Second, grab your handle. Even if you don't plan on using it daily, social media real estate is valuable. Secure your name before a squatter does.

Third, look at the developers. If you’re a dev, check out the AT Protocol documentation. Unlike the closed APIs of X and Reddit, Bluesky is actually encouraging people to build on top of them. We’re seeing third-party clients like "Graysky" that sometimes offer better features than the official app.

The "old" internet was built on open protocols like HTTP and SMTP. The "modern" internet was built on closed platforms. Bluesky social media is a bet that the future looks more like the past—open, messy, and owned by nobody.

It might fail. It might stay a niche playground for tech enthusiasts. But it’s the most interesting thing happening in social media right now because it’s actually trying to solve the problem rather than just complaining about it.

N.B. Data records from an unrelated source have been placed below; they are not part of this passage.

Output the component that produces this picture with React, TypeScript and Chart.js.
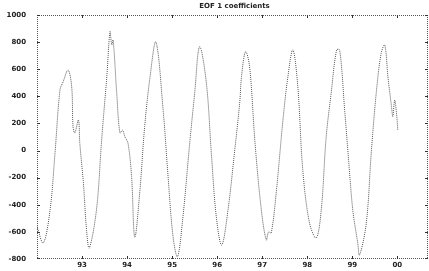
import React, { useEffect, useRef } from "react";
import { Chart, registerables } from "chart.js";

Chart.register(...registerables);

const titleText = "EOF 1 coefficients";

const times = [
  92.0, 92.14, 92.29, 92.4, 92.51, 92.58, 92.69, 92.77, 92.8, 92.84, 92.92, 92.95,
  93.03, 93.1, 93.16, 93.32, 93.43, 93.47, 93.55, 93.62, 93.66, 93.69, 93.77, 93.84,
  93.9, 93.95, 94.02, 94.1, 94.17, 94.28, 94.39, 94.51, 94.64, 94.8, 94.91, 95.02,
  95.12, 95.24, 95.39, 95.5, 95.61, 95.76, 95.87, 95.98, 96.1, 96.24, 96.39, 96.5,
  96.54, 96.63, 96.72, 96.84, 96.98, 97.09, 97.14, 97.2, 97.31, 97.46, 97.57, 97.68,
  97.79, 97.9, 98.05, 98.2, 98.31, 98.42, 98.53, 98.65, 98.72, 98.83, 98.9, 99.01,
  99.12, 99.16, 99.31, 99.42, 99.53, 99.64, 99.72, 99.79, 99.87, 99.9, 99.94, 99.98,
  100.01,
];

const values = [
  -560, -682, -438, -18, 447, 508, 594, 471, 176, 130, 225, 55,
  -239, -586, -719, -438, 55, 225, 545, 877, 780, 816, 422, 130,
  150, 102, 55, -193, -640, -313, 176, 545, 800, 299, -193, -635,
  -783, -488, 55, 422, 766, 498, -18, -488, -697, -438, 4, 351,
  545, 729, 619, 55, -438, -660, -600, -608, -313, 225, 545, 742,
  471, -143, -535, -645, -438, 102, 422, 742, 742, 299, 4, -438,
  -682, -771, -535, -18, 422, 717, 779, 545, 324, 250, 373, 277,
  152,
];

const yTicks = [1000, 800, 600, 400, 200, 0, -200, -400, -600, -800];
const xTickYears = [93, 94, 95, 96, 97, 98, 99, 100];
const xTickLabels = ["93", "94", "95", "96", "97", "98", "99", "00"];

const X_MIN = 92.0;
const X_MAX = 100.68;
const Y_MIN = -800;
const Y_MAX = 1000;

const framePlugin = {
  id: "frameBox",
  afterDraw(chart: any) {
    const ctx: CanvasRenderingContext2D = chart.ctx;
    const area = chart.chartArea;
    const left = Math.round(area.left);
    const right = Math.round(area.right) - 1;
    const top = Math.round(area.top);
    const bottom = Math.round(area.bottom) - 1;
    const xs = chart.scales.x;
    const ys = chart.scales.y;
    ctx.save();
    ctx.fillStyle = "#555555";
    for (let x = left; x <= right; x += 2) {
      ctx.fillRect(x, top, 1, 1);
      ctx.fillRect(x, bottom, 1, 1);
    }
    for (let y = top; y <= bottom; y += 2) {
      ctx.fillRect(left, y, 1, 1);
      ctx.fillRect(right, y, 1, 1);
    }
    ctx.fillStyle = "#333333";
    for (const v of yTicks) {
      const y = Math.round(ys.getPixelForValue(v));
      ctx.fillRect(left, Math.min(Math.max(y, top), bottom), 3, 1);
      ctx.fillRect(right - 2, Math.min(Math.max(y, top), bottom), 3, 1);
    }
    for (const v of xTickYears) {
      const x = Math.round(xs.getPixelForValue(v));
      ctx.fillRect(x, bottom - 2, 1, 3);
      ctx.fillRect(x, top, 1, 3);
    }
    ctx.fillStyle = "#222";
    ctx.font = "bold 7px 'DejaVu Sans'";
    ctx.textAlign = "center";
    ctx.textBaseline = "middle";
    ctx.fillText(titleText, (area.left + area.right) / 2 + 2, 6);
    ctx.restore();
  },
};

export default function App() {
  const ref = useRef<HTMLCanvasElement | null>(null);
  useEffect(() => {
    document.body.style.margin = "0";
    const canvas = ref.current;
    if (!canvas) return;
    const chart = new Chart(canvas, {
      type: "line",
      data: {
        datasets: [
          {
            data: times.map((t, i) => ({ x: t, y: values[i] })),
            borderColor: "#555",
            borderWidth: 1,
            borderDash: [1, 1],
            pointRadius: 0,
            tension: 0.35,
            fill: false,
          },
        ],
      },
      options: {
        animation: false,
        responsive: false,
        maintainAspectRatio: false,
        layout: { padding: { top: 15, right: 1, left: 0, bottom: 0 } },
        plugins: { legend: { display: false }, tooltip: { enabled: false }, title: { display: false } },
        scales: {
          x: {
            type: "linear",
            min: X_MIN,
            max: X_MAX,
            grid: { display: false },
            border: { display: false },
            afterBuildTicks: (scale: any) => {
              scale.ticks = xTickYears.map((v) => ({ value: v }));
            },
            afterFit: (scale: any) => {
              scale.height = 12;
            },
            ticks: {
              autoSkip: false,
              maxRotation: 0,
              padding: -6,
              color: "#222",
              font: { family: "DejaVu Sans", size: 7, weight: "bold" },
              callback: (v: any) => {
                const i = xTickYears.indexOf(Number(v));
                return i >= 0 ? xTickLabels[i] : "";
              },
            },
          },
          y: {
            type: "linear",
            min: Y_MIN,
            max: Y_MAX,
            grid: { display: false },
            border: { display: false },
            afterBuildTicks: (scale: any) => {
              scale.ticks = yTicks.map((v) => ({ value: v }));
            },
            afterFit: (scale: any) => {
              scale.width = 37;
            },
            ticks: {
              autoSkip: false,
              padding: 3,
              color: "#222",
              font: { family: "DejaVu Sans", size: 7, weight: "bold" },
              callback: (v: any) => String(v),
            },
          },
        },
      },
      plugins: [framePlugin],
    });
    return () => chart.destroy();
  }, []);
  return (
    <div style={{ position: "absolute", left: 0, top: 0, width: 429, height: 271, background: "#fff" }}>
      <canvas ref={ref} width={429} height={271} style={{ width: 429, height: 271 }} />
    </div>
  );
}
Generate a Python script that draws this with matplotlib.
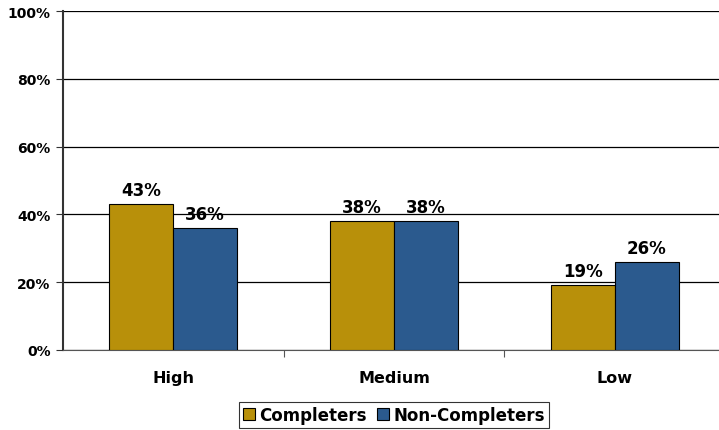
import numpy as np
import matplotlib
matplotlib.use("Agg")
import matplotlib.pyplot as plt

# data
categories = ['High', 'Medium', 'Low']
completers = [43, 38, 19]
non_completers = [36, 38, 26]
series_names = ['Completers', 'Non-Completers']

gold = '#B8900A'
blue = '#2B5A8E'

plt.rcParams['font.family'] = 'DejaVu Sans'
plt.rcParams['font.weight'] = 'bold'

fig = plt.figure(figsize=(7.19, 4.31), dpi=100)
ax = fig.add_axes([0.087, 0.186, 0.922, 0.786])

x = np.arange(len(categories))
w = 0.288
b1 = ax.bar(x - w/2, completers, w, color=gold, edgecolor='black', linewidth=0.8,
            label=series_names[0], zorder=3)
b2 = ax.bar(x + w/2, non_completers, w, color=blue, edgecolor='black', linewidth=0.8,
            label=series_names[1], zorder=3)

for bars in (b1, b2):
    for r in bars:
        ax.text(r.get_x() + r.get_width()/2, r.get_height() + 1.5,
                '%d%%' % r.get_height(), ha='center', va='bottom',
                fontsize=12, fontweight='bold')

ax.set_xlim(-0.5, 2.5)
ax.set_ylim(0, 100)
ax.set_yticks(np.arange(0, 101, 20))
ax.set_yticklabels(['%d%%' % v for v in range(0, 101, 20)], fontsize=10, fontweight='bold')
ax.yaxis.grid(True, color='black', linewidth=0.9, zorder=0)
ax.set_axisbelow(True)

ax.set_xticks([0.5, 1.5])
ax.set_xticklabels([])
ax.tick_params(axis='x', direction='out', length=5, color='#555555')
ax.tick_params(axis='y', direction='out', length=5, color='#333333')
for i, c in enumerate(categories):
    ax.text(i, -6, c, ha='center', va='top', fontsize=11.5, fontweight='bold',
            transform=ax.transData)

ax.spines['top'].set_visible(False)
ax.spines['right'].set_visible(False)
ax.spines['left'].set_linewidth(1.5)
ax.spines['left'].set_color('#333333')
ax.spines['bottom'].set_color('#555555')

leg = fig.legend(loc='center', bbox_to_anchor=(0.548, 0.035), ncol=2,
                 fontsize=12, frameon=True, fancybox=False, edgecolor='black',
                 handlelength=0.7, handleheight=0.7, handletextpad=0.3,
                 columnspacing=0.6, borderpad=0.25)
leg.get_frame().set_linewidth(0.8)

fig.savefig('out.png', dpi=100)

Next Steps to Secure Your Digital Identity:

  • Check Handle Availability: Head to the Bluesky signup page and see if your preferred username or domain-based handle is still available.
  • Audit Your Data: Look at your current social media settings on other platforms. Ask yourself: if this app disappeared tomorrow, would I lose my connection to my audience?
  • Explore the AT Protocol: If you’re technically inclined, read the AT Protocol specifications to understand how data portability actually works at the code level.
  • Join a Community Feed: Use the "My Feeds" section to find at least three niche communities that align with your professional or personal interests to see the "Custom Feed" logic in action.